## Dataset content

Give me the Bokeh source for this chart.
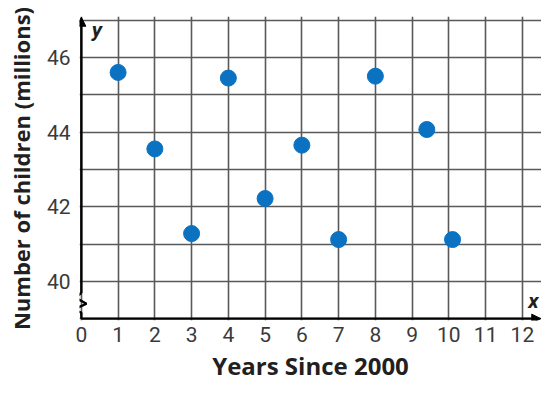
from bokeh.plotting import figure
from bokeh.models import Range1d, FixedTicker, Arrow, NormalHead, ColumnDataSource
from bokeh.core.properties import value
from bokeh.embed import file_html
from bokeh.resources import INLINE

# data
years = [1, 2, 3, 4, 5, 6, 7, 8, 9.4, 10.1]
children = [45.6, 43.55, 41.28, 45.45, 42.22, 43.65, 41.12, 45.5, 44.07, 41.12]
x_ticks = list(range(0, 13))
y_ticks = [40, 42, 44, 46]
grid_x = list(range(0, 13))
grid_y = list(range(39, 48))
x_title = "Years Since 2000"
y_title = "Number of children (millions)"

p = figure(width=541, height=384, output_backend="svg", toolbar_location=None,
           x_range=Range1d(-0.05, 12.52), y_range=Range1d(38.95, 47.1),
           min_border_left=79, min_border_right=0, min_border_top=16, min_border_bottom=64)
p.outline_line_color = None
p.background_fill_color = "white"

# grid
p.xgrid.ticker = FixedTicker(ticks=grid_x)
p.ygrid.ticker = FixedTicker(ticks=grid_y)
p.xgrid.bounds = (39, 47)
p.ygrid.bounds = (0, 13)
for g in (p.xgrid, p.ygrid):
    g.grid_line_color = "#595959"
    g.grid_line_width = 1.6
    g.grid_line_alpha = 1.0

# axes
p.xaxis.ticker = FixedTicker(ticks=x_ticks)
p.yaxis.ticker = FixedTicker(ticks=y_ticks)
for ax in (p.xaxis[0], p.yaxis[0]):
    ax.axis_line_color = None
    ax.major_tick_line_color = None
    ax.minor_tick_line_color = None
    ax.major_tick_out = 0
    ax.major_tick_in = 0
    ax.minor_tick_out = 0
    ax.minor_tick_in = 0
    ax.major_label_text_font = "Roboto"
    ax.major_label_text_font_size = "21px"
    ax.major_label_text_color = "#3a3a3a"
    ax.axis_label_text_font = "Open Sans"
    ax.axis_label_text_font_style = "bold"
    ax.axis_label_text_color = "#231f20"
p.xaxis.axis_label_text_font_size = "24px"
p.yaxis.axis_label_text_font_size = "22px"
p.xaxis.major_label_standoff = 6
p.xaxis.axis_label_standoff = 4
p.yaxis.major_label_standoff = 9
p.yaxis.axis_label_standoff = 8
p.xaxis.axis_label = x_title
p.yaxis.axis_label = y_title

# axis lines with break and arrows
zig_x = [0, 0, -0.21, 0.14, -0.16, 0, 0]
zig_y = [39, 39.16, 39.24, 39.40, 39.56, 39.69, 39.69]
p.line(zig_x, zig_y, line_color="black", line_width=2.4)
p.add_layout(Arrow(end=NormalHead(size=9, fill_color="black", line_color="black"),
                   x_start=0, y_start=39.69, x_end=0, y_end=47.08,
                   line_color="black", line_width=2.4))
p.add_layout(Arrow(end=NormalHead(size=9, fill_color="black", line_color="black"),
                   x_start=0, y_start=39, x_end=12.5, y_end=39,
                   line_color="black", line_width=2.4))

p.text(x=[12.3], y=[39.48], text=["x"], text_font=value("Roboto"),
       text_font_style="bold italic", text_font_size="21px", text_color="#231f20",
       text_align="center", text_baseline="middle")
p.text(x=[0.42], y=[46.75], text=["y"], text_font=value("Roboto"),
       text_font_style="bold italic", text_font_size="21px", text_color="#231f20",
       text_align="center", text_baseline="middle")

src = ColumnDataSource(dict(x=years, y=children))
p.scatter("x", "y", source=src, size=16, fill_color="#0b72c2", line_color="#0b72c2")

open("out.html", "w").write(file_html(p, INLINE))
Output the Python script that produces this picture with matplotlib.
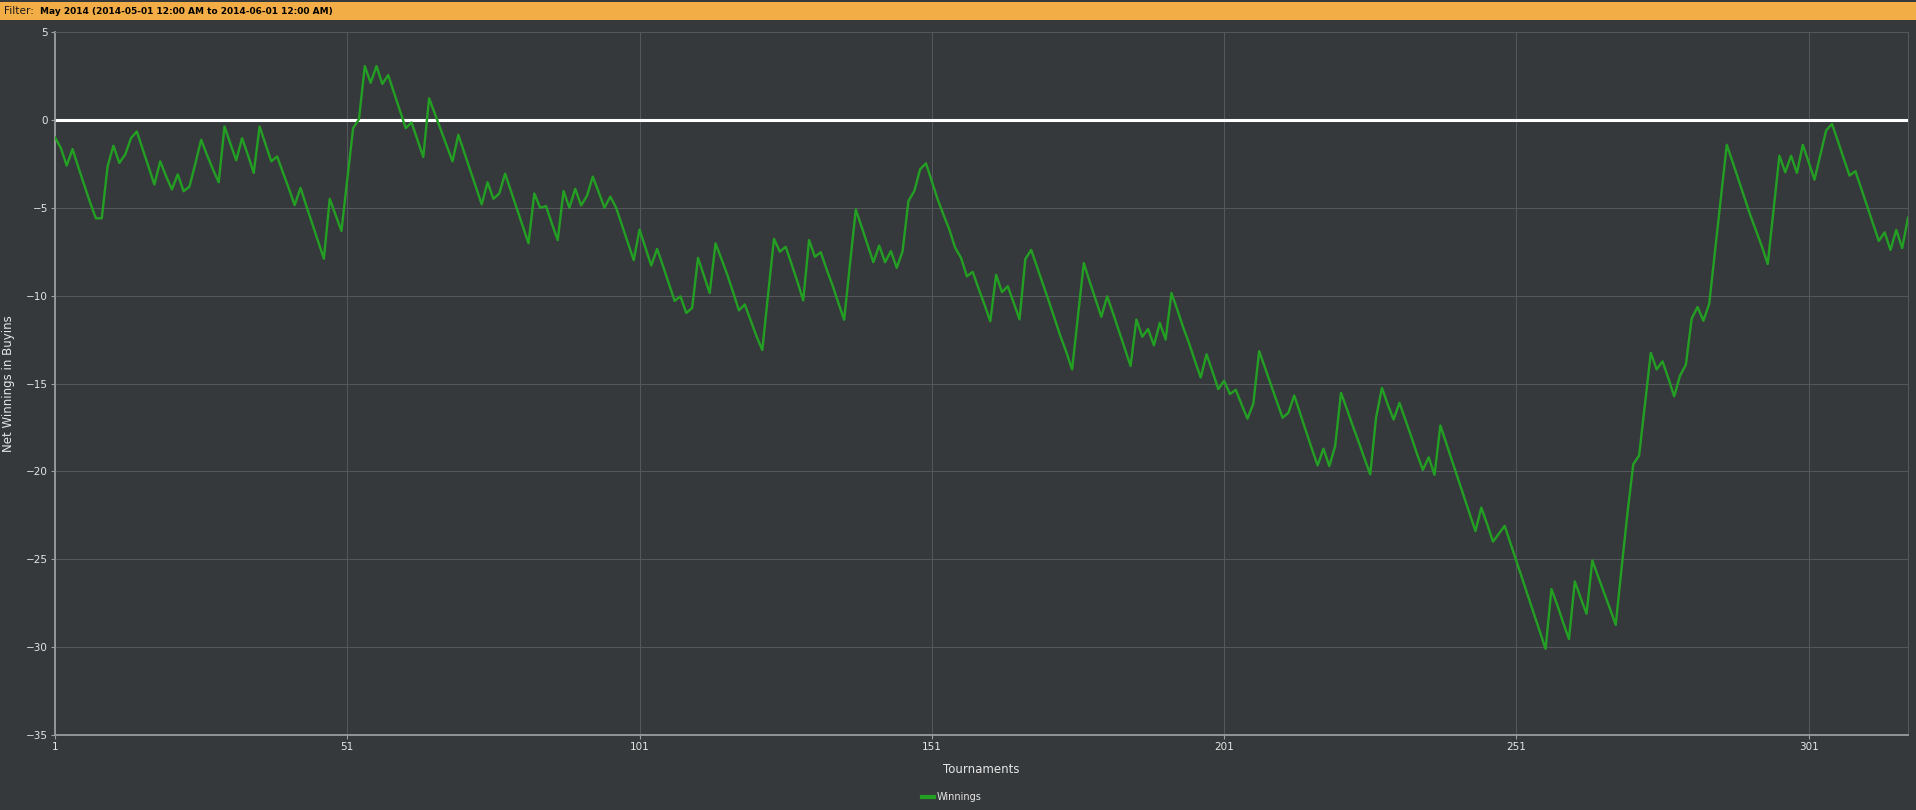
import numpy as np
import matplotlib.pyplot as plt
from matplotlib.lines import Line2D

# net winnings (in buyins) after each tournament
winnings = [
    -1.0, -1.6, -2.6, -1.66, -2.7, -3.7, -4.7, -5.6, -5.6, -2.64,
    -1.47, -2.45, -1.98, -1.04, -0.66, -1.67, -2.67, -3.68, -2.36, -3.2,
    -3.96, -3.1, -4.06, -3.8, -2.5, -1.13, -2.0, -2.8, -3.55, -0.38,
    -1.35, -2.3, -1.04, -2.0, -3.02, -0.38, -1.37, -2.36, -2.08, -3.0,
    -3.9, -4.85, -3.87, -4.9, -5.9, -6.9, -7.9, -4.49, -5.4, -6.32,
    -3.4, -0.47, 0.04, 3.06, 2.11, 3.06, 2.04, 2.55, 1.55, 0.54,
    -0.47, -0.15, -1.13, -2.11, 1.23, 0.33, -0.57, -1.46, -2.36, -0.85,
    -1.84, -2.83, -3.82, -4.81, -3.55, -4.49, -4.19, -3.06, -4.05, -5.04,
    -6.03, -7.02, -4.19, -5.0, -4.9, -5.9, -6.84, -4.05, -5.0, -3.92,
    -4.87, -4.33, -3.23, -4.1, -5.0, -4.37, -5.0, -6.0, -7.0, -7.98,
    -6.24, -7.27, -8.29, -7.34, -8.3, -9.3, -10.3, -10.04, -10.99, -10.7,
    -7.85, -8.85, -9.85, -7.03, -7.9, -8.8, -9.8, -10.84, -10.5, -11.4,
    -12.3, -13.1, -9.9, -6.77, -7.5, -7.22, -8.2, -9.2, -10.27, -6.84,
    -7.79, -7.53, -8.5, -9.4, -10.4, -11.37, -8.2, -5.1, -6.1, -7.1,
    -8.1, -7.15, -8.1, -7.47, -8.42, -7.47, -4.62, -4.05, -2.81, -2.47,
    -3.5, -4.52, -5.4, -6.24, -7.28, -7.85, -8.9, -8.65, -9.6, -10.5,
    -11.46, -8.82, -9.8, -9.47, -10.4, -11.35, -7.92, -7.4, -8.37, -9.34,
    -10.3, -11.3, -12.3, -13.2, -14.2, -11.2, -8.15, -9.2, -10.2, -11.2,
    -10.04, -11.0, -12.0, -13.0, -14.0, -11.36, -12.34, -11.9, -12.83, -11.55,
    -12.5, -9.85, -10.8, -11.8, -12.7, -13.7, -14.66, -13.34, -14.3, -15.32,
    -14.85, -15.6, -15.36, -16.2, -17.0, -16.15, -13.16, -14.1, -15.06, -16.0,
    -16.95, -16.67, -15.68, -16.7, -17.7, -18.7, -19.66, -18.71, -19.7, -18.56,
    -15.53, -16.45, -17.4, -18.3, -19.25, -20.17, -16.95, -15.25, -16.2, -17.05,
    -16.1, -17.05, -18.0, -19.0, -19.92, -19.2, -20.2, -17.39, -18.4, -19.4,
    -20.4, -21.4, -22.4, -23.4, -22.06, -23.0, -24.0, -23.55, -23.1, -24.1,
    -25.1, -26.1, -27.1, -28.1, -29.1, -30.1, -26.7, -27.6, -28.6, -29.54,
    -26.26, -27.2, -28.1, -25.07, -26.0, -26.9, -27.8, -28.73, -25.5, -22.4,
    -19.6, -19.1, -16.2, -13.26, -14.2, -13.74, -14.7, -15.73, -14.55, -13.93,
    -11.3, -10.65, -11.43, -10.45, -7.4, -4.4, -1.42, -2.4, -3.4, -4.4,
    -5.4, -6.3, -7.2, -8.2, -5.1, -2.04, -2.98, -2.04, -3.02, -1.42,
    -2.4, -3.4, -2.0, -0.6, -0.23, -1.2, -2.2, -3.17, -2.92, -3.9,
    -4.9, -5.9, -6.89, -6.4, -7.4, -6.26, -7.3, -5.57,
]
tournaments = np.arange(1, len(winnings) + 1)

x_ticks = [1, 51, 101, 151, 201, 251, 301]
y_ticks = [5, 0, -5, -10, -15, -20, -25, -30, -35]

bg = '#36393c'
grid_col = '#56595c'
text_col = '#e6e6e6'
green = '#23a023'

fig = plt.figure(figsize=(19.16, 8.10), dpi=100, facecolor=bg)

# orange filter bar across the top
fig.patches.append(plt.Rectangle((0, 1 - 20 / 810), 1, 18 / 810, transform=fig.transFigure,
                                 facecolor='#f2ad47', edgecolor='none'))
fig.text(4 / 1916, 1 - 11 / 810, 'Filter:', fontsize=7.6, color='#1a1a1a', va='center')
fig.text(40 / 1916, 1 - 11 / 810, 'May 2014 (2014-05-01 12:00 AM to 2014-06-01 12:00 AM)',
         fontsize=6.5, color='#000000', va='center', fontweight='bold')

ax = fig.add_axes([55 / 1916, 1 - 735 / 810, (1908 - 55) / 1916, (735 - 32) / 810])
ax.set_facecolor(bg)

ax.plot(tournaments, winnings, color=green, linewidth=1.7, zorder=3)
ax.axhline(0, color='white', linewidth=2.2, zorder=2)

ax.set_xlim(1, len(winnings))
ax.set_ylim(-35, 5)
ax.set_xticks(x_ticks)
ax.set_yticks(y_ticks)
ax.grid(True, color=grid_col, linewidth=0.7)
ax.set_axisbelow(True)

for side in ['top', 'right']:
    ax.spines[side].set_color(grid_col)
    ax.spines[side].set_linewidth(0.7)
for side in ['left', 'bottom']:
    ax.spines[side].set_color('#9a9c9e')
    ax.spines[side].set_linewidth(1.3)

ax.tick_params(colors=text_col, labelsize=7.5, length=3, width=0.8, pad=2)
ax.tick_params(axis='both', color='#9a9c9e')

ax.set_xlabel('Tournaments', color=text_col, fontsize=8.5, labelpad=8)
ax.set_ylabel('Net Winnings in Buyins', color=text_col, fontsize=8.5, labelpad=8)

handle = Line2D([0], [0], color=green, linewidth=3)
fig.legend([handle], ['Winnings'], loc='center', bbox_to_anchor=(952 / 1916, 1 - 797 / 810),
           frameon=False, fontsize=7, labelcolor=text_col, handlelength=1.2, handletextpad=0.3)

fig.savefig('out.png', dpi=100, facecolor=bg)
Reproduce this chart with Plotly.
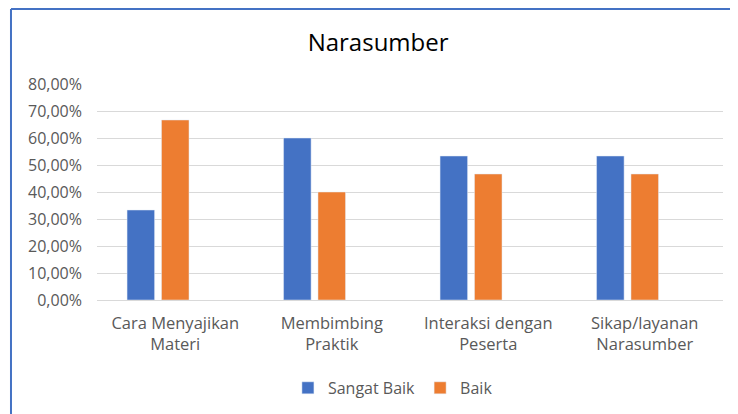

## Request
Please repeat exactly the data above from its first line to the line that contains "from bokeh.resources import INLINE", inclusive, and leave every picture out.

## Answer below
Give me the Bokeh source for this chart.
from bokeh.plotting import figure
from bokeh.models import Range1d, FixedTicker, Arrow, NormalHead, ColumnDataSource
from bokeh.core.properties import value
from bokeh.embed import file_html
from bokeh.resources import INLINE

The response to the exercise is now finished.